Some students just feel like taking a day off. They oversleep. The bus is running late.
“Muni’s a big one,” Carvajal said. “Muni makes a lot of kids late.”
The student adviser at Everett Middle School in the Mission district is in charge of making sure kids are in class every day. Carvajal tells them there are only three valid excuses for being late or missing school: illness, a death in the family or a family emergency.
But being tough on students is not always enough. Since 2007, the San Francisco District Attorney’s Office has been fighting truancy by targeting parents. To date, nearly 80 families have faced fines in a special truancy court the office created in 2008.

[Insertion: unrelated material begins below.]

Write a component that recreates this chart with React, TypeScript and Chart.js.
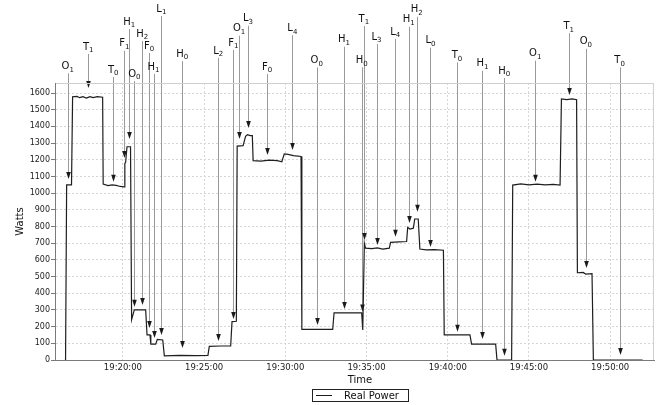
import { useEffect, useRef } from "react";
import { Chart, registerables } from "chart.js";

Chart.register(...registerables);

// ---- data ----
const times = [
  "19:16:28", "19:16:32", "19:16:50", "19:16:54", "19:17:10", "19:17:20", "19:17:32", "19:17:45",
  "19:17:58", "19:18:10", "19:18:25", "19:18:45", "19:18:47", "19:19:05", "19:19:20", "19:19:35",
  "19:19:50", "19:20:04", "19:20:07", "19:20:10", "19:20:15", "19:20:28", "19:20:32", "19:20:42",
  "19:21:24", "19:21:29", "19:21:40", "19:21:43", "19:22:01", "19:22:07", "19:22:27", "19:22:33",
  "19:23:30", "19:24:30", "19:25:14", "19:25:19", "19:26:00", "19:26:38", "19:26:43", "19:26:59",
  "19:27:02", "19:27:24", "19:27:33", "19:27:40", "19:27:50", "19:27:58", "19:28:01", "19:28:30",
  "19:29:00", "19:29:30", "19:29:47", "19:29:56", "19:30:10", "19:30:30", "19:30:58", "19:31:01",
  "19:32:55", "19:33:00", "19:34:42", "19:34:46", "19:34:52", "19:34:56", "19:35:20", "19:35:40",
  "19:36:00", "19:36:24", "19:36:29", "19:37:00", "19:37:28", "19:37:32", "19:37:40", "19:37:53",
  "19:37:58", "19:38:11", "19:38:17", "19:38:40", "19:39:10", "19:39:44", "19:39:47", "19:41:22",
  "19:41:28", "19:42:57", "19:43:02", "19:43:56", "19:44:00", "19:44:30", "19:45:00", "19:45:30",
  "19:46:00", "19:46:30", "19:46:55", "19:47:00", "19:47:20", "19:47:40", "19:47:56", "19:47:59",
  "19:48:20", "19:48:30", "19:48:53", "19:48:58", "19:52:00",
];
const watts = [
  0, 1050, 1050, 1578, 1580, 1572, 1578, 1570,
  1578, 1572, 1578, 1575, 1055, 1045, 1050, 1046,
  1040, 1038, 1178, 1185, 1278, 1278, 242, 300,
  300, 150, 150, 95, 95, 124, 120, 25,
  28, 26, 28, 82, 84, 84, 230, 232,
  1282, 1285, 1340, 1350, 1345, 1345, 1195, 1192,
  1198, 1195, 1188, 1235, 1232, 1225, 1220, 184,
  183, 283, 283, 180, 700, 670, 668, 672,
  665, 670, 705, 708, 710, 795, 785, 790,
  845, 845, 665, 660, 662, 658, 150, 150,
  95, 95, 0, 0, 1048, 1055, 1050, 1054,
  1050, 1053, 1048, 1564, 1560, 1565, 1560, 523,
  525, 515, 518, 0, 0,
];
const seriesLabel = "Real Power";

const xMinTime = "19:15:49";
const xMaxTime = "19:52:42";
const xTickTimes = ["19:20:00", "19:25:00", "19:30:00", "19:35:00", "19:40:00", "19:45:00", "19:50:00"];
const yMin = 0;
const yMax = 1660;
const yStep = 100;

// event annotations
const annTimes = [
  "19:16:36", "19:17:52", "19:19:24", "19:20:05", "19:20:23", "19:20:42", "19:21:11", "19:21:37",
  "19:21:53", "19:22:22", "19:23:39", "19:25:52", "19:26:48", "19:27:09", "19:27:42", "19:28:53",
  "19:30:26", "19:31:56", "19:33:37", "19:34:42", "19:34:50", "19:35:37", "19:36:46", "19:37:36",
  "19:38:05", "19:38:56", "19:40:34", "19:42:08", "19:43:29", "19:45:23", "19:47:27", "19:48:30",
  "19:50:35",
];
const annLetters = [
  "O", "T", "T", "F", "H", "O", "H", "F",
  "H", "L", "H", "L", "F", "O", "L", "F",
  "L", "O", "H", "H", "T", "L", "L", "H",
  "H", "L", "T", "H", "H", "O", "T", "O",
  "T",
];
const annSubs = [
  "1", "1", "0", "1", "1", "0", "2", "0",
  "1", "1", "0", "2", "1", "1", "3", "0",
  "4", "0", "1", "0", "1", "3", "4", "1",
  "2", "0", "0", "1", "0", "1", "1", "0",
  "0",
];
// label height, in watts on the y scale
const annLabelLevels = [
  1760, 1876, 1738, 1895, 2025, 1714, 1954, 1882,
  1756, 2103, 1834, 1852, 1900, 1985, 2045, 1756,
  1988, 1796, 1919, 1796, 2043, 1936, 1966, 2039,
  2099, 1913, 1826, 1776, 1732, 1836, 2000, 1907,
  1795,
];
// arrow tip, in watts
const annTargets = [
  1085, 1630, 1068, 1210, 1324, 319, 330, 192,
  132, 150, 72, 114, 246, 1324, 1390, 1228,
  1258, 210, 306, 290, 719, 689, 739, 821,
  889, 677, 170, 126, 26, 1068, 1588, 551,
  30,
];

function toSec(t: string): number {
  const [h, m, s] = t.split(":").map(Number);
  return h * 3600 + m * 60 + s;
}
function fmt(v: number): string {
  const h = Math.floor(v / 3600);
  const m = Math.floor((v % 3600) / 60);
  const s = Math.round(v % 60);
  const p = (n: number) => String(n).padStart(2, "0");
  return `${p(h)}:${p(m)}:${p(s)}`;
}

const FONT = "'DejaVu Sans', Verdana, sans-serif";

const annotationPlugin = {
  id: "events",
  beforeDatasetsDraw(chart: any) {
    const { ctx, scales } = chart;
    const xs = scales.x;
    const ys = scales.y;
    ctx.save();
    for (let i = 0; i < annTimes.length; i++) {
      const px = Math.round(xs.getPixelForValue(toSec(annTimes[i]))) + 0.5;
      const ly = ys.getPixelForValue(annLabelLevels[i]);
      const ty = ys.getPixelForValue(annTargets[i]);
      ctx.strokeStyle = "#9a9a9a";
      ctx.lineWidth = 1;
      ctx.beginPath();
      ctx.moveTo(px, ly + 7);
      ctx.lineTo(px, ty - 6);
      ctx.stroke();
      ctx.fillStyle = "#1a1a1a";
      ctx.beginPath();
      ctx.moveTo(px - 2.3, ty - 7);
      ctx.lineTo(px + 2.3, ty - 7);
      ctx.lineTo(px, ty);
      ctx.closePath();
      ctx.fill();
    }
    ctx.restore();
  },
  afterDraw(chart: any) {
    const { ctx, scales, chartArea } = chart;
    const xs = scales.x;
    const ys = scales.y;
    ctx.save();
    // top & right frame
    ctx.strokeStyle = "#cfcfcf";
    ctx.lineWidth = 1;
    ctx.setLineDash([]);
    ctx.beginPath();
    ctx.moveTo(chartArea.left, Math.round(chartArea.top) + 0.5);
    ctx.lineTo(Math.round(chartArea.right) - 0.5, Math.round(chartArea.top) + 0.5);
    ctx.lineTo(Math.round(chartArea.right) - 0.5, chartArea.bottom);
    ctx.stroke();

    // axis lines (solid)
    ctx.strokeStyle = "#7a7a7a";
    ctx.beginPath();
    ctx.moveTo(Math.round(chartArea.left) + 0.5, chartArea.top);
    ctx.lineTo(Math.round(chartArea.left) + 0.5, Math.round(chartArea.bottom) + 0.5);
    ctx.lineTo(chartArea.right, Math.round(chartArea.bottom) + 0.5);
    ctx.stroke();

    // labels
    ctx.fillStyle = "#111";
    ctx.textBaseline = "middle";
    for (let i = 0; i < annTimes.length; i++) {
      const px = xs.getPixelForValue(toSec(annTimes[i]));
      const ly = ys.getPixelForValue(annLabelLevels[i]);
      ctx.font = `10px ${FONT}`;
      const w1 = ctx.measureText(annLetters[i]).width;
      ctx.font = `7px ${FONT}`;
      const w2 = ctx.measureText(annSubs[i]).width;
      const x0 = px - (w1 + w2) / 2;
      ctx.textAlign = "left";
      ctx.font = `10px ${FONT}`;
      ctx.fillText(annLetters[i], x0, ly);
      ctx.font = `7px ${FONT}`;
      ctx.fillText(annSubs[i], x0 + w1, ly + 3.5);
    }

    // axis titles
    ctx.fillStyle = "#111";
    ctx.font = `10px ${FONT}`;
    ctx.textAlign = "center";
    ctx.fillText("Time", 360, 380);
    ctx.save();
    ctx.translate(20, (chartArea.top + chartArea.bottom) / 2);
    ctx.rotate(-Math.PI / 2);
    ctx.fillText("Watts", 0, 0);
    ctx.restore();

    // legend
    const ds = chart.data.datasets[0];
    ctx.strokeStyle = "#222";
    ctx.lineWidth = 1;
    ctx.strokeRect(312.5, 389.5, 96, 12);
    ctx.strokeStyle = ds.borderColor;
    ctx.beginPath();
    ctx.moveTo(316, 395.5);
    ctx.lineTo(332, 395.5);
    ctx.stroke();
    ctx.fillStyle = "#111";
    ctx.textAlign = "left";
    ctx.fillText(ds.label, 344, 396);
    ctx.restore();
  },
};

export default function App() {
  const ref = useRef<HTMLCanvasElement | null>(null);
  useEffect(() => {
    if (!ref.current) return;
    const points = times.map((t, i) => ({ x: toSec(t), y: watts[i] }));
    const chart = new Chart(ref.current, {
      type: "line",
      data: {
        datasets: [
          {
            label: seriesLabel,
            data: points,
            borderColor: "#1e1e1e",
            borderWidth: 1.2,
            pointRadius: 0,
            tension: 0,
            fill: false,
          },
        ],
      },
      options: {
        animation: false,
        responsive: false,
        maintainAspectRatio: false,
        events: [],
        layout: { padding: { top: 83, right: 5, left: 0, bottom: 0 } },
        plugins: {
          legend: { display: false },
          tooltip: { enabled: false },
          title: { display: false },
        },
        scales: {
          x: {
            type: "linear",
            min: toSec(xMinTime),
            max: toSec(xMaxTime),
            afterBuildTicks: (scale: any) => {
              scale.ticks = xTickTimes.map((t) => ({ value: toSec(t) }));
            },
            afterFit: (scale: any) => {
              scale.height = 45;
            },
            ticks: {
              autoSkip: false,
              maxRotation: 0,
              padding: 3,
              color: "#222",
              font: { family: FONT, size: 8.5 },
              callback: (v: any) => fmt(Number(v)),
            },
            grid: {
              color: "#d6d6d6",
              drawTicks: false,
            },
            border: { color: "#7a7a7a", width: 1, dash: [2, 2] },
          },
          y: {
            type: "linear",
            min: yMin,
            max: yMax,
            afterFit: (scale: any) => {
              scale.width = 55;
            },
            ticks: {
              stepSize: yStep,
              includeBounds: false,
              padding: 1,
              color: "#222",
              font: { family: FONT, size: 8 },
              callback: (v: any) => String(v),
            },
            grid: {
              color: "#d6d6d6",
              tickColor: "#7a7a7a",
              tickLength: 4,
              drawTicks: true,
            },
            border: { color: "#7a7a7a", width: 1, dash: [2, 2] },
          },
        },
      } as any,
      plugins: [annotationPlugin],
    });
    return () => chart.destroy();
  }, []);
  return (
    <div style={{ position: "fixed", left: 0, top: 0, width: 659, height: 405, background: "#fff" }}>
      <canvas ref={ref} width={659} height={405} style={{ width: 659, height: 405 }} />
    </div>
  );
}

The efforts appear to be working: Chronic and habitual truancy — defined as missing 10 or more days a year — dropped by a third between the 2007-08 and 2010-11 school years.

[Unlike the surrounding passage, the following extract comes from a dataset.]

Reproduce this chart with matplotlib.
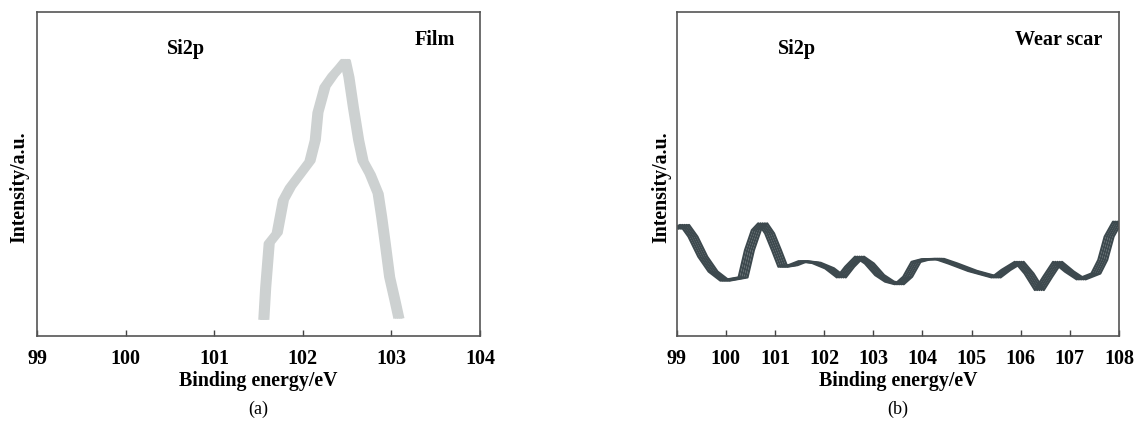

In 2007, then-District Attorney Kamala Harris decided to start targeting parents after city officials realized 94 percent of young homicide victims were high school dropouts.
“We like to feel that we’ve had some role in motivating people,” said Assistant District Attorney Katy Miller.
Recently, Miller and officials from Everett Middle invited parents to a truancy mediation session to learn about the consequences of missing school. A citation starts at $100. But under a new state law, parents of kindergartners through eighth-graders also can be charged with a misdemeanor, which carries a fine of up to $2,000 or a year in jail.
“In California, it’s a crime for parents to not send their kids to school,” Miller told those in attendance. Though 45 families with truant children were asked to come, only two showed up. Carvajal said he would contact the families who did not attend.
“A lot of these kids come from single-parent homes or no-parent homes,” he said. “A lot of them are grandma’s kids.”
Beleta Ely-Taylor, whose son Tony missed 30 days of seventh grade last year, said she appreciated the approach.
Tony missed many of the days because he was sick, Ely-Taylor said, but other absences were due to bullying. Now, she said, school faculty are watching out for him.
“My son loves education,” Ely-Taylor said. “I think it’s going to be a lot different. I’m going to do my part to make sure he’s here every day.”
Targeting parents and prosecuting truancy have led to a marked decrease in students missing school.